PT Archipelago International Indonesia
- Type: Private
- Industry: Hospitality, hotels, Hotel Chain
- Founded: 1997; 29 years ago
- Founder: Charles E. Brookfield
- Headquarters: Jakarta, Indonesia
- Number of locations: 200+
- Area served: Asia-Pacific Middle East Latin America Africa Caribbean
- Key people: Charles E. Brookfield (Founder and Chairman) John M. Flood (CEO) Jules Brookfield (CTO)
- Brands: ASTON ASTON Collection Hotels Huxley Kamuela Villas The Alana Harper Quest Hotels Hotel NEO favehotels Nordic Hotel Powered by Archipelago
- AUM: US$ 6 Billion+
- Website: archipelagointernational.com

= Archipelago International =

Hotel management company in south-east Asia

Archipelago Hotels is a privately owned hotel management company headquartered in Jakarta, Indonesia. The company operates hotels across Southeast Asia, the Middle East, Latin America, the Caribbean, and Oceania.

==Overview==
The company manages more than 300 hotels comprising over 45,000 rooms across 13 brands: Aston, The Alana, Huxley, Kamuela, Avanika, Harper, Quest, Four Corners, Neo, fave, Nordic, Powered by Archipelago, and Aston Collection.

As of December 2024, Hotels magazine ranked Archipelago Hotels 42nd globally by total room count.

==History==

===Founding and Early Years (1997–2000)===
Archipelago Hotels traces its origins to 1997, when Charles Brookfield established Aston International in Indonesia, with a focus on hotel management, serviced apartments, and property services. The company entered the market during the 1997 Asian financial crisis, a period of significant contraction in the regional hospitality sector. During this time, Aston pursued a strategy centred on midscale and budget hotels, targeting domestic travellers and cities with limited hotel supply.

The company also repositioned serviced apartments in the Indonesian market as daily-stay accommodation with long-stay facilities. In 2000, Aston relocated its headquarters from Hawaii to Jakarta.

===Expansion and Brand Diversification (2000s–2012)===
Following its establishment, Aston International expanded across Indonesia through a multi brand portfolio spanning several market segments. Brands included Grand Aston and Royal Kamuela in the luxury segment, Aston and Kamuela Villas in the upscale category, and Aston City, Aston Inn, and Quest in the midscale segment.

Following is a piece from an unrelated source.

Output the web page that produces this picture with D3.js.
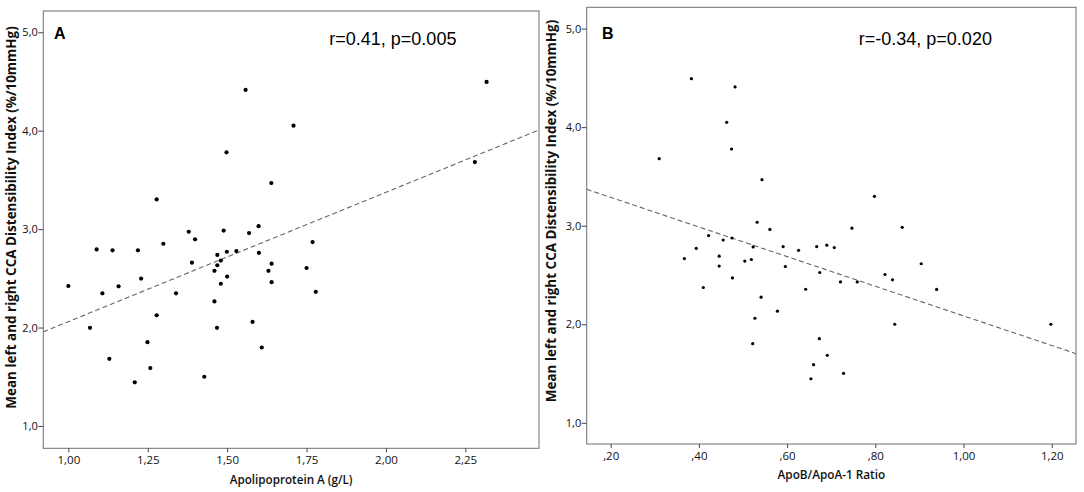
<!DOCTYPE html>
<html><head><meta charset="utf-8">
<script src="https://cdn.jsdelivr.net/npm/d3@7"></script>
<style>body{margin:0;background:#fff} svg{display:block}</style>
</head><body><svg id="chart" width="1084" height="492"></svg>
<script>
// ---- data ----
const apoA = [2.317,1.558,1.709,1.498,2.280,1.639,1.278,1.379,1.489,1.599,1.569,1.399,1.299,1.769,
  1.089,1.139,1.219,1.469,1.499,1.529,1.600,1.469,1.480,1.389,1.460,1.500,1.480,1.229,1.000,1.158,
  1.107,1.339,1.460,1.278,1.068,1.468,1.580,1.249,1.129,1.609,1.258,1.428,1.209,1.640,1.630,1.640,1.750,1.779];
const cdiA = [4.495,4.414,4.051,3.780,3.681,3.468,3.302,2.973,2.985,3.030,2.960,2.896,2.851,2.868,
  2.794,2.784,2.784,2.738,2.770,2.777,2.759,2.633,2.680,2.659,2.576,2.518,2.445,2.497,2.422,2.419,
  2.348,2.348,2.265,2.125,1.997,1.997,2.057,1.851,1.682,1.797,1.588,1.500,1.443,2.649,2.576,2.461,2.605,2.363];
const ratioB = [0.383,0.482,0.463,0.474,0.310,0.543,0.798,0.532,0.561,0.747,0.861,0.422,0.455,0.475,
  0.394,0.523,0.591,0.667,0.690,0.707,0.367,0.446,0.446,0.504,0.519,0.626,0.596,0.674,0.476,0.410,
  0.721,0.759,0.642,0.541,0.578,0.527,0.822,0.839,0.904,0.939,0.844,1.198,0.522,0.673,0.691,0.660,0.728,0.654];
const cdiB = [4.492,4.408,4.049,3.778,3.680,3.467,3.298,3.035,2.962,2.975,2.983,2.900,2.855,2.875,
  2.770,2.785,2.788,2.788,2.802,2.778,2.666,2.691,2.590,2.641,2.657,2.750,2.586,2.525,2.470,2.373,
  2.430,2.429,2.355,2.275,2.133,2.061,2.505,2.451,2.614,2.353,2.000,2.000,1.803,1.854,1.685,1.590,1.502,1.447];

const xTicksA = [1.00,1.25,1.50,1.75,2.00,2.25];
const xTickLabelsA = ["1,00","1,25","1,50","1,75","2,00","2,25"];
const xTicksB = [0.20,0.40,0.60,0.80,1.00,1.20];
const xTickLabelsB = [",20",",40",",60",",80","1,00","1,20"];
const yTicks = [1,2,3,4,5];
const yTickLabels = ["1,0","2,0","3,0","4,0","5,0"];

const fitA = [0.746, 1.314];   // intercept, slope
const fitB = [3.588, -1.503];
const panelLetters = ["A","B"];
const statTexts = ["r=0.41, p=0.005","r=-0.34, p=0.020"];
const xTitles = ["Apolipoprotein A (g/L)","ApoB/ApoA-1 Ratio"];
const yTitle = "Mean left and right CCA Distensibility Index (%/10mmHg)";

// ---- layout ----
const panels = [
  {x: apoA, y: cdiA, fit: fitA, xTicks: xTicksA, xLabels: xTickLabelsA,
   left: 43.3, right: 539, top: 11, bottom: 448.3,
   xDom: [0.921, 2.482], yDom: [0.773, 5.216], r: 2.1,
   letterX: 54, letterY: 39, statX: 329.3, statY: 45,
   yTitleX: 16, yTitleY: 217.5, yTitleLen: 383,
   xTitleY: 484.3, xTitleLen: 123, xTickBase: 464.3},
  {x: ratioB, y: cdiB, fit: fitB, xTicks: xTicksB, xLabels: xTickLabelsB,
   left: 586.7, right: 1076, top: 7.3, bottom: 444,
   xDom: [0.1456, 1.255], yDom: [0.785, 5.216], r: 1.6,
   letterX: 602, letterY: 39, statX: 858.8, statY: 45,
   yTitleX: 556, yTitleY: 211, yTitleLen: 383,
   xTitleY: 479.3, xTitleLen: 107.7, xTickBase: 460}
];

const svg = d3.select("#chart");
const FONT = "'Open Sans', 'DejaVu Sans', sans-serif";

function fitText(sel, target) {
  const L = sel.node().getComputedTextLength();
  const fs = parseFloat(sel.attr("font-size"));
  sel.attr("font-size", (fs * target / L).toFixed(2));
}

panels.forEach((p, i) => {
  const xs = d3.scaleLinear().domain(p.xDom).range([p.left, p.right]);
  const ys = d3.scaleLinear().domain(p.yDom).range([p.bottom, p.top]);
  const g = svg.append("g");

  // frame
  g.append("rect").attr("x", p.left).attr("y", p.top)
    .attr("width", p.right - p.left).attr("height", p.bottom - p.top)
    .attr("fill", "none").attr("stroke", "#6e6e6e").attr("stroke-width", 1);

  // axes
  const ax = d3.axisBottom(xs).tickValues(p.xTicks)
    .tickFormat((d, k) => p.xLabels[k]).tickSize(4).tickSizeOuter(0);
  const gx = g.append("g").attr("transform", `translate(0,${p.bottom})`).call(ax);
  gx.select(".domain").remove();
  gx.selectAll("line").attr("stroke", "#444");
  gx.selectAll("text").attr("font-family", FONT).attr("font-size", 11.5)
    .attr("fill", "#111").attr("dy", null).attr("y", p.xTickBase - p.bottom);

  const ay = d3.axisLeft(ys).tickValues(yTicks)
    .tickFormat((d, k) => yTickLabels[k]).tickSize(5).tickSizeOuter(0);
  const gy = g.append("g").attr("transform", `translate(${p.left},0)`).call(ay);
  gy.select(".domain").remove();
  gy.selectAll("line").attr("stroke", "#444");
  gy.selectAll("text").attr("font-family", FONT).attr("font-size", 11)
    .attr("fill", "#111").attr("x", -5.5);

  // regression line
  const x0 = p.xDom[0], x1 = p.xDom[1];
  g.append("line")
    .attr("x1", xs(x0)).attr("y1", ys(p.fit[0] + p.fit[1] * x0))
    .attr("x2", xs(x1)).attr("y2", ys(p.fit[0] + p.fit[1] * x1))
    .attr("stroke", "#666").attr("stroke-width", 1.1)
    .attr("stroke-dasharray", "5,3");

  // points
  g.append("g").selectAll("circle").data(p.x.map((v, k) => [v, p.y[k]]))
    .join("circle").attr("cx", d => xs(d[0])).attr("cy", d => ys(d[1]))
    .attr("r", p.r).attr("fill", "#000");

  // panel letter and stats
  g.append("text").attr("x", p.letterX).attr("y", p.letterY)
    .attr("font-family", "'Liberation Sans', Arial, sans-serif").attr("font-weight", "bold")
    .attr("font-size", 16).text(panelLetters[i]);
  g.append("text").attr("x", p.statX).attr("y", p.statY)
    .attr("font-family", "'Liberation Sans', Arial, sans-serif")
    .attr("font-size", 18).text(statTexts[i]);

  // axis titles
  const yt = g.append("text")
    .attr("transform", `translate(${p.yTitleX},${p.yTitleY}) rotate(-90)`)
    .attr("text-anchor", "middle").attr("font-family", FONT).attr("font-weight", "bold")
    .attr("font-size", 12).attr("fill", "#111").text(yTitle);
  fitText(yt, p.yTitleLen);

  const xt = g.append("text")
    .attr("x", (p.left + p.right) / 2).attr("y", p.xTitleY)
    .attr("text-anchor", "middle").attr("font-family", FONT).attr("font-weight", 600)
    .attr("font-size", 12).attr("fill", "#111").text(xTitles[i]);
  fitText(xt, p.xTitleLen);
});
</script></body></html>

The company later entered the budget hotel market with the launch of favehotel, targeting business travellers seeking affordable standardised accommodation. The brand initially launched with 12 to 15 management contracts in cities including Denpasar and Surabaya, later expanding to more than 50 properties across Indonesia. In 2011, the group announced plans to open 20 favehotel properties simultaneously, reflecting rapid acceleration in its budget segment strategy.

In 2012, the company unveiled Hotel Neo, a new superior select-service brand positioned between the budget favehotel and the upscale Aston brands. That same year, the group broke ground on Aston Priority Simatupang Hotel & Conference Center in South Jakarta, described at the time as the largest Aston hotel planned in the capital.

Aston also began extending operations into regional markets, including Malaysia and the Philippines.

===Rebranding as Archipelago International (2013)===
In 2013, Aston International was rebranded as Archipelago International, reflecting its expanded geographic footprint and brand portfolio. The company was the first Indonesian hotel operator to receive ISO 9001 certification.